Joint Reliability Optimization and Beamforming Design for STAR-RIS-Aided Multi-User MISO URLLC Systems

Simultaneous transmitting and reflecting reconfigurable intelligent surfaces (STAR-RISs) are capable of serving users on both sides of it at the same time through active and intelligent control of space electromagnetic waves, and are therefore considered to be a powerful means to facilitate the design of ultra-reliable low-latency communication (URLLC) systems. In this paper, we investigate the joint reliability optimization and beamforming design problem for a STAR-RIS-assisted multi-user multiple-input single-output (MISO) URLLC system in an industrial IoT scenario.

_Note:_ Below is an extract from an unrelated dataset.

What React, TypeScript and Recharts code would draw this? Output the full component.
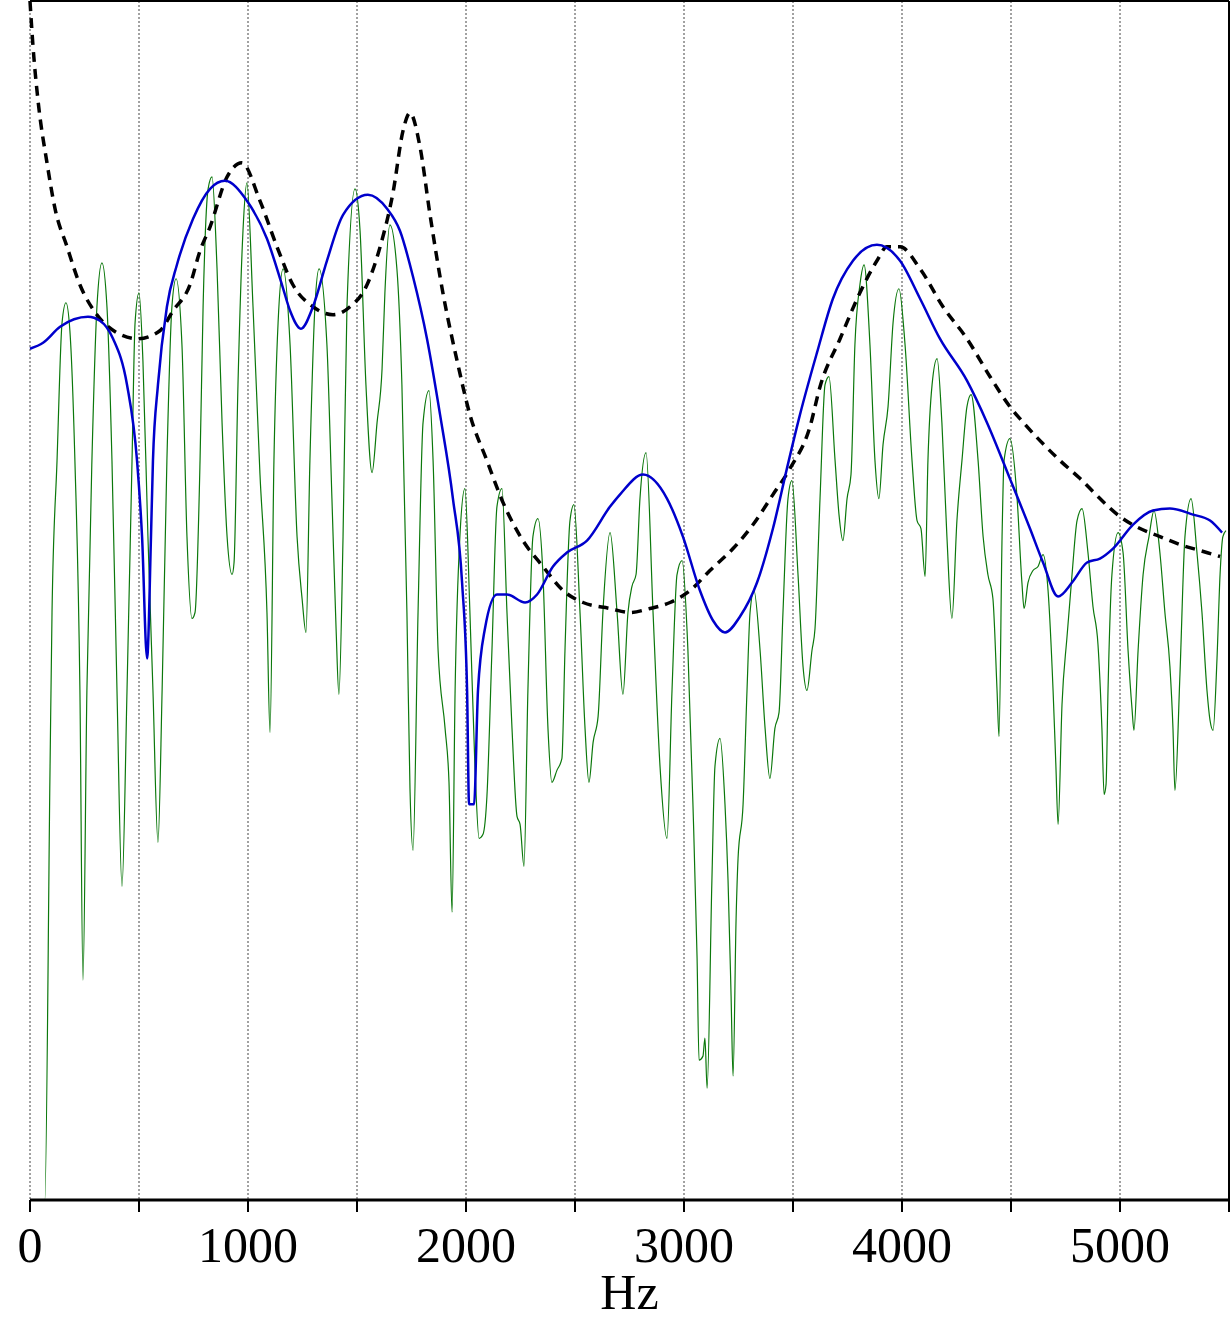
import { LineChart, Line, XAxis, YAxis, CartesianGrid, ReferenceLine } from 'recharts';

// harmonic spectrum [Hz, dB]
const spectrum: [number, number][] = [
  [0, -60], [68, -60], [92, -38.3], [101, -30.6], [124, -23.0], [147, -16.1], [165, -15.1],
  [183, -16.5], [206, -23.0], [229, -34.5], [243, -49.0], [261, -34.5], [284, -23.0], [307, -15.3],
  [330, -13.1], [353, -15.3], [376, -23.0], [399, -34.5], [422, -44.3], [445, -34.5], [468, -23.0],
  [482, -16.1], [500, -14.6], [518, -18.0], [541, -26.8], [564, -34.5], [587, -42.1], [606, -34.5],
  [628, -23.0], [651, -15.3], [670, -13.9], [697, -17.2], [720, -26.8], [743, -30.9], [757, -30.6],
  [780, -23.0], [794, -15.3], [817, -9.4], [835, -8.8], [858, -13.4], [881, -21.1], [904, -26.8],
  [927, -28.7], [936, -28.1], [954, -19.2], [977, -11.5], [995, -9.1], [1023, -15.3], [1055, -23.7],
  [1087, -30.6], [1101, -36.6], [1119, -23.0], [1138, -16.1], [1161, -13.4], [1193, -17.2],
  [1225, -26.8], [1248, -29.9], [1266, -31.6], [1284, -23.0], [1307, -15.3], [1326, -13.4],
  [1362, -17.2], [1385, -24.9], [1404, -31.4], [1417, -34.7], [1436, -26.8], [1454, -15.3],
  [1491, -9.4], [1514, -11.5], [1541, -19.2], [1569, -23.6], [1592, -21.1], [1615, -18.4],
  [1628, -14.6], [1651, -11.2], [1683, -13.4], [1706, -19.2], [1729, -30.6], [1743, -39.4],
  [1757, -42.5], [1780, -30.6], [1803, -21.1], [1830, -19.5], [1849, -23.0], [1872, -32.5],
  [1904, -36.4], [1922, -39.1], [1936, -45.6], [1950, -34.5], [1972, -26.8], [1995, -24.4],
  [2018, -30.6], [2041, -38.3], [2060, -41.9], [2078, -41.7], [2096, -39.8], [2119, -32.5],
  [2142, -25.3], [2165, -24.4], [2188, -30.6], [2211, -36.4], [2234, -40.8], [2248, -41.2],
  [2266, -43.3], [2284, -34.5], [2307, -26.8], [2330, -25.9], [2353, -28.7], [2376, -36.4],
  [2394, -39.1], [2417, -38.5], [2440, -37.9], [2454, -32.5], [2477, -26.0], [2495, -25.2],
  [2523, -30.6], [2546, -36.4], [2564, -39.1], [2583, -37.1], [2606, -35.8], [2628, -30.6],
  [2661, -26.6], [2693, -30.6], [2720, -34.7], [2743, -30.6], [2761, -29.3], [2780, -28.7],
  [2798, -24.9], [2826, -22.6], [2858, -30.6], [2890, -38.3], [2922, -41.9], [2945, -34.5],
  [2968, -28.7], [2991, -28.0], [3018, -32.5], [3041, -40.2], [3060, -47.9], [3069, -53.0],
  [3087, -52.8], [3096, -51.9], [3106, -54.4], [3128, -44.0], [3142, -38.3], [3165, -36.9],
  [3188, -40.2], [3202, -44.0], [3216, -49.8], [3225, -53.8], [3239, -45.9], [3248, -42.9],
  [3271, -40.2], [3289, -34.5], [3303, -30.6], [3321, -29.5], [3349, -32.5], [3372, -36.4],
  [3394, -38.9], [3417, -36.4], [3436, -35.6], [3454, -30.6], [3477, -24.9], [3495, -24.0],
  [3523, -28.7], [3546, -33.3], [3564, -34.5], [3587, -32.5], [3601, -31.4], [3624, -24.9],
  [3647, -19.2], [3665, -18.8], [3693, -23.0], [3711, -25.7], [3729, -27.0], [3748, -24.9],
  [3766, -23.7], [3784, -17.2], [3807, -14.2], [3826, -13.2], [3853, -17.2], [3876, -23.0],
  [3894, -24.9], [3913, -22.2], [3936, -20.3], [3959, -16.1], [3986, -14.4], [4014, -17.2],
  [4046, -23.0], [4069, -26.0], [4087, -26.4], [4106, -28.8], [4119, -23.0], [4138, -19.2],
  [4161, -17.9], [4183, -21.1], [4206, -26.8], [4229, -30.9], [4252, -26.0], [4275, -23.0],
  [4298, -20.3], [4317, -19.7], [4349, -23.0], [4372, -26.8], [4394, -28.7], [4417, -29.9],
  [4436, -34.5], [4445, -36.8], [4459, -26.8], [4468, -23.0], [4495, -21.9], [4528, -24.9],
  [4550, -29.1], [4560, -30.4], [4578, -29.1], [4601, -28.5], [4624, -28.3], [4647, -27.7],
  [4670, -29.5], [4693, -34.5], [4706, -38.3], [4716, -41.2], [4734, -35.2], [4757, -31.8],
  [4780, -28.7], [4803, -26.0], [4826, -25.4], [4853, -27.6], [4876, -30.3], [4899, -32.2],
  [4917, -36.4], [4927, -39.7], [4936, -39.2], [4945, -34.5], [4963, -28.7], [4991, -26.6],
  [5014, -27.6], [5037, -32.5], [5055, -35.4], [5064, -36.5], [5083, -32.5], [5106, -28.7],
  [5133, -26.8], [5156, -25.5], [5183, -27.6], [5206, -30.6], [5229, -33.3], [5243, -36.4],
  [5252, -39.5], [5275, -33.7], [5298, -26.8], [5326, -24.9], [5353, -27.6], [5376, -30.6],
  [5399, -34.5], [5413, -36.0], [5427, -36.5], [5445, -32.9], [5459, -28.7], [5472, -26.8],
  [5486, -26.5],
];

// smoothed envelope (blue)
const envelope: [number, number][] = [
  [0, -17.4], [60, -17.1], [138, -16.3], [266, -15.8], [321, -16.0], [381, -16.9], [445, -19.2],
  [491, -23.0], [514, -26.8], [537, -32.9], [555, -26.8], [564, -23.0], [587, -19.2], [628, -15.3],
  [674, -13.2], [748, -10.9], [826, -9.4], [894, -9.0], [995, -10.0], [1087, -11.9], [1156, -14.2],
  [1193, -15.5], [1243, -16.4], [1298, -15.3], [1362, -13.0], [1436, -10.7], [1550, -9.7],
  [1638, -10.4], [1697, -11.5], [1757, -13.8], [1821, -16.9], [1881, -20.7], [1940, -24.9],
  [1982, -29.1], [2005, -34.5], [2014, -40.2], [2037, -40.2], [2055, -34.5], [2087, -31.4],
  [2142, -29.7], [2188, -29.7], [2271, -30.1], [2326, -29.7], [2399, -28.3], [2463, -27.6],
  [2555, -27.0], [2661, -25.3], [2706, -24.7], [2812, -23.7], [2922, -24.9], [2995, -26.8],
  [3073, -29.5], [3133, -31.0], [3188, -31.6], [3257, -30.8], [3335, -29.1], [3408, -26.4],
  [3472, -23.4], [3532, -20.7], [3610, -17.6], [3683, -14.9], [3775, -13.0], [3885, -12.2],
  [3991, -13.0], [4083, -14.9], [4174, -16.9], [4298, -19.0], [4390, -21.1], [4495, -23.9],
  [4587, -26.4], [4647, -28.1], [4716, -29.8], [4780, -29.1], [4849, -28.1], [4908, -27.9],
  [4968, -27.4], [5060, -26.2], [5151, -25.5], [5229, -25.4], [5335, -25.7], [5413, -26.0],
  [5468, -26.6],
];

// model envelope (dashed)
const model: [number, number][] = [
  [0, 0], [14, -2.3], [37, -5.0], [78, -8.1], [115, -10.4], [170, -12.3], [229, -14.2],
  [307, -15.7], [399, -16.6], [495, -16.9], [596, -16.5], [656, -15.5], [734, -14.2], [780, -12.5],
  [826, -11.3], [904, -8.8], [972, -8.1], [1055, -10.0], [1133, -12.3], [1206, -14.2], [1298, -15.3],
  [1390, -15.7], [1468, -15.3], [1546, -14.2], [1606, -12.3], [1665, -9.6], [1711, -6.5],
  [1743, -5.6], [1789, -7.3], [1835, -10.7], [1894, -14.6], [1959, -18.0], [2018, -20.7],
  [2096, -23.0], [2170, -25.1], [2261, -27.0], [2353, -28.3], [2445, -29.5], [2537, -30.1],
  [2661, -30.4], [2752, -30.6], [2844, -30.4], [2936, -30.1], [3028, -29.5], [3119, -28.5],
  [3225, -27.4], [3317, -26.2], [3408, -24.7], [3486, -23.4], [3578, -21.3], [3624, -19.3],
  [3716, -16.9], [3807, -14.6], [3885, -13.0], [3931, -12.3], [3991, -12.3], [4083, -13.4],
  [4188, -15.3], [4298, -16.9], [4404, -18.8], [4495, -20.3], [4541, -20.9], [4633, -22.0],
  [4725, -23.0], [4817, -23.9], [4908, -24.9], [5000, -25.8], [5092, -26.4], [5183, -26.8],
  [5275, -27.2], [5367, -27.5], [5459, -27.8],
];

const xTicks = [0, 500, 1000, 1500, 2000, 2500, 3000, 3500, 4000, 4500, 5000, 5500];

const toRows = (pts: [number, number][]) => pts.map(([hz, db]) => ({ hz, db }));

const FONT = '"Liberation Serif", "Times New Roman", serif';

export default function App() {
  return (
    <div style={{ position: 'absolute', left: 0, top: 0, fontFamily: FONT }}>
      <LineChart width={1230} height={1320} margin={{ top: 1, right: 1, left: 30, bottom: 0 }}>
        <CartesianGrid horizontal={false} stroke="#444" strokeDasharray="2 2" strokeWidth={1} />
        <XAxis
          type="number"
          dataKey="hz"
          domain={[0, 5500]}
          ticks={xTicks}
          height={120}
          stroke="#000"
          axisLine={{ stroke: '#000', strokeWidth: 3 }}
          tickLine={{ stroke: '#000', strokeWidth: 2 }}
          tickSize={12}
          tickMargin={14}
          tickFormatter={(v: number) => (v % 1000 === 0 ? String(v) : '')}
          tick={{ fill: '#000', fontSize: 50, fontFamily: FONT }}
          label={{ value: 'Hz', position: 'insideBottom', offset: 11, fill: '#000', fontSize: 50, fontFamily: FONT }}
          allowDuplicatedCategory={false}
        />
        <YAxis
          type="number"
          domain={[-60, 0]}
          width={0}
          tick={false}
          tickLine={false}
          axisLine={{ stroke: '#000', strokeWidth: 3 }}
        />
        <ReferenceLine y={0} stroke="#000" strokeWidth={2} />
        <ReferenceLine x={5500} stroke="#000" strokeWidth={2} />
        <Line
          data={toRows(spectrum)}
          dataKey="db"
          type="monotone"
          stroke="#0b780b"
          strokeWidth={1.2}
          dot={false}
          isAnimationActive={false}
        />
        <Line
          data={toRows(model)}
          dataKey="db"
          type="monotone"
          stroke="#000"
          strokeWidth={3.5}
          strokeDasharray="10 7"
          dot={false}
          isAnimationActive={false}
        />
        <Line
          data={toRows(envelope)}
          dataKey="db"
          type="monotone"
          stroke="#0000cc"
          strokeWidth={2.5}
          dot={false}
          isAnimationActive={false}
        />
      </LineChart>
    </div>
  );
}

A system sum-rate maximization problem is formulated, subject to the STAR-RIS amplitude and phase shift constraints, power and reliability constraints. To solve this problem, we design a joint optimization algorithm based on deep reinforcement learning. The algorithm determines the optimal access point transmit precoding matrix, STAR-RIS reflection- and transmission-coefficient matrices, and the packet error probabilities for actuators based on the channel state information (CSI). On this account, the proposed algorithm dynamically tunes the STAR-RIS to make the optimal beam response for real-time channel changes. Comprehensive simulation results demonstrate that the proposed algorithm can provide substantial performance benefits over several baseline schemes. Moreover, the actual channel model with channel estimation error is also considered for reliability to evaluate the impact of imperfect CSI on system performance.